Printed Perforated Lampshades for Continuous Projective Images

TL;DR

This paper introduces a method for designing 3D-printed perforated lampshades that project detailed grayscale images onto walls by optimally distributing tiny tubes over the lampshade surface, balancing image quality and structural constraints.

Contribution

It presents a novel computational approach using capacity-constrained Voronoi tessellations to determine the optimal distribution and parameters of perforations for image projection.

Findings

Successfully projects continuous grayscale images onto walls.

Balances image detail with structural integrity constraints.

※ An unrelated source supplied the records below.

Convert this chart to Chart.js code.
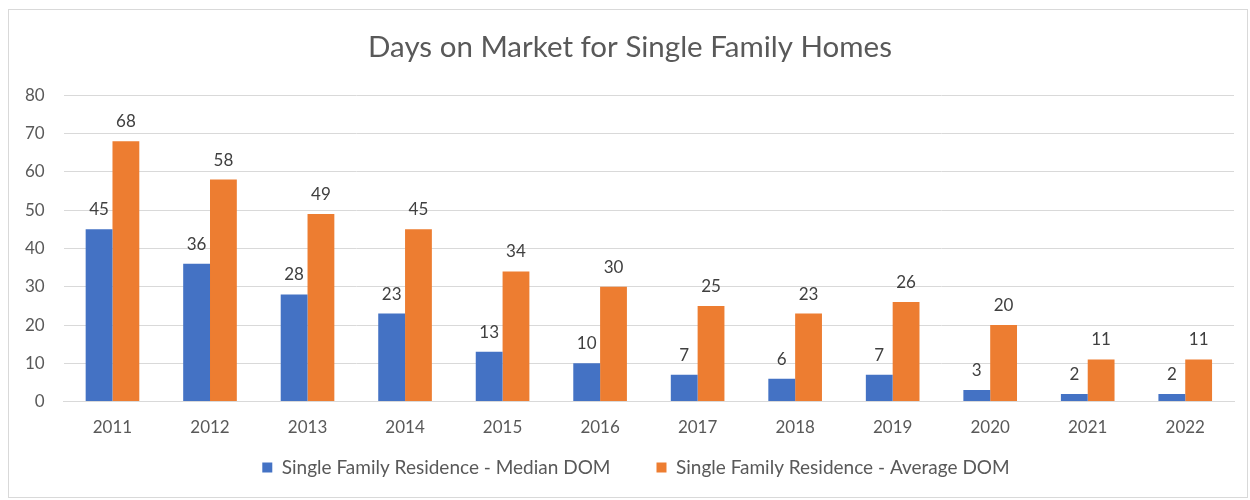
<!DOCTYPE html>
<html>
<head>
<meta charset="utf-8">
<script src="https://cdn.jsdelivr.net/npm/chart.js@4"></script>
<style>
    body { margin: 0; background: #fff; }
    #wrap {
        position: absolute; left: 8px; top: 9px;
        width: 1240px; height: 489px;
        border: 1px solid #d9d9d9; box-sizing: border-box;
    }
</style>
</head>
<body>
<div id="wrap"><canvas id="chart" width="1238" height="487"></canvas></div>
<script>
const years = ['2011', '2012', '2013', '2014', '2015', '2016', '2017', '2018', '2019', '2020', '2021', '2022'];
const medianDom = [45, 36, 28, 23, 13, 10, 7, 6, 7, 3, 2, 2];
const averageDom = [68, 58, 49, 45, 34, 30, 25, 23, 26, 20, 11, 11];
const yTicks = [0, 10, 20, 30, 40, 50, 60, 70, 80];

const FONT = 'Lato, "Liberation Sans", sans-serif';
const GREY = '#595959';
const LEGEND_LIFT = 34;

// draws the value above each bar, like excel data labels
const barLabels = {
    id: 'barLabels',
    afterDatasetsDraw(chart) {
        const ctx = chart.ctx;
        ctx.save();
        ctx.font = '17px ' + FONT;
        ctx.fillStyle = '#404040';
        ctx.textAlign = 'center';
        ctx.textBaseline = 'bottom';
        chart.data.datasets.forEach((ds, i) => {
            chart.getDatasetMeta(i).data.forEach((bar, j) => {
                ctx.fillText(ds.data[j], bar.x, bar.y - 11);
            });
        });
        ctx.restore();
    }
};

// legend keeps its wide item spacing but sits closer to the axis;
// title and legend are nudged right a little like in the original
const nudgeBoxes = {
    id: 'nudgeBoxes',
    afterLayout(chart) {
        chart.legend.top -= LEGEND_LIFT;
        chart.legend.bottom -= LEGEND_LIFT;
        chart.legend.left += 16;
        chart.legend.right += 16;
        chart.titleBlock.left += 10;
        chart.titleBlock.right += 10;
    }
};

new Chart(document.querySelector('#chart'), {
    type: 'bar',
    data: {
        labels: years,
        datasets: [
            {
                label: 'Single Family Residence - Median DOM',
                data: medianDom,
                backgroundColor: '#4472C4'
            },
            {
                label: 'Single Family Residence - Average DOM',
                data: averageDom,
                backgroundColor: '#ED7D31'
            }
        ]
    },
    options: {
        responsive: false,
        animation: false,
        datasets: {
            bar: { categoryPercentage: 0.55, barPercentage: 1 }
        },
        layout: { padding: { left: -3, right: 13, top: 0, bottom: 10 - LEGEND_LIFT } },
        plugins: {
            title: {
                display: true,
                text: 'Days on Market for Single Family Homes',
                color: GREY,
                font: { family: FONT, size: 29.5, weight: 'normal' },
                padding: { top: 20, bottom: 30 }
            },
            legend: {
                position: 'bottom',
                labels: {
                    color: GREY,
                    font: { family: FONT, size: 19 },
                    boxWidth: 10,
                    boxHeight: 10,
                    padding: 46
                }
            },
            tooltip: { enabled: false }
        },
        scales: {
            x: {
                grid: { display: false },
                border: { color: '#d9d9d9' },
                ticks: { color: GREY, font: { family: FONT, size: 17 }, padding: 8, maxRotation: 0 }
            },
            y: {
                min: 0,
                max: 80,
                afterBuildTicks: axis => { axis.ticks = yTicks.map(v => ({ value: v })); },
                grid: { color: '#d9d9d9', drawTicks: false },
                border: { display: false },
                ticks: { color: GREY, font: { family: FONT, size: 17 }, padding: 19 }
            }
        }
    },
    plugins: [barLabels, nudgeBoxes]
});
</script>
</body>
</html>
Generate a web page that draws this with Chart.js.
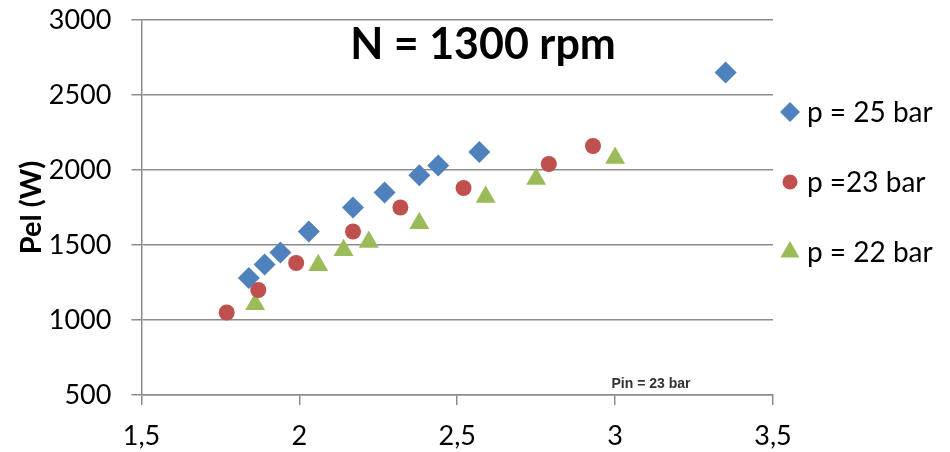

Provides a computational framework for designing perforated lampshades.

Abstract

We present a technique for designing 3D-printed perforated lampshades, which project continuous grayscale images onto the surrounding walls. Given the geometry of the lampshade and a target grayscale image, our method computes a distribution of tiny holes over the shell, such that the combined footprints of the light emanating through the holes form the target image on a nearby diffuse surface. Our objective is to approximate the continuous tones and the spatial detail of the target image, to the extent possible within the constraints of the fabrication process. To ensure structural integrity, there are lower bounds on the thickness of the shell, the radii of the holes, and the minimal distances between adjacent holes. Thus, the holes are realized as thin tubes distributed over the lampshade surface. The amount of light passing through a single tube may be controlled by the tube's radius and by its direction (tilt angle). The core of our technique thus consists of determining a suitable configuration of the tubes: their distribution across the relevant portion of the lampshade, as well as the parameters (radius, tilt angle) of each tube. This is achieved by computing a capacity-constrained Voronoi tessellation over a suitably defined density function, and embedding a tube inside the maximal inscribed circle of each tessellation cell. The density function for a particular target image is derived from a series of simulated images, each corresponding to a different uniform density tube pattern on the lampshade.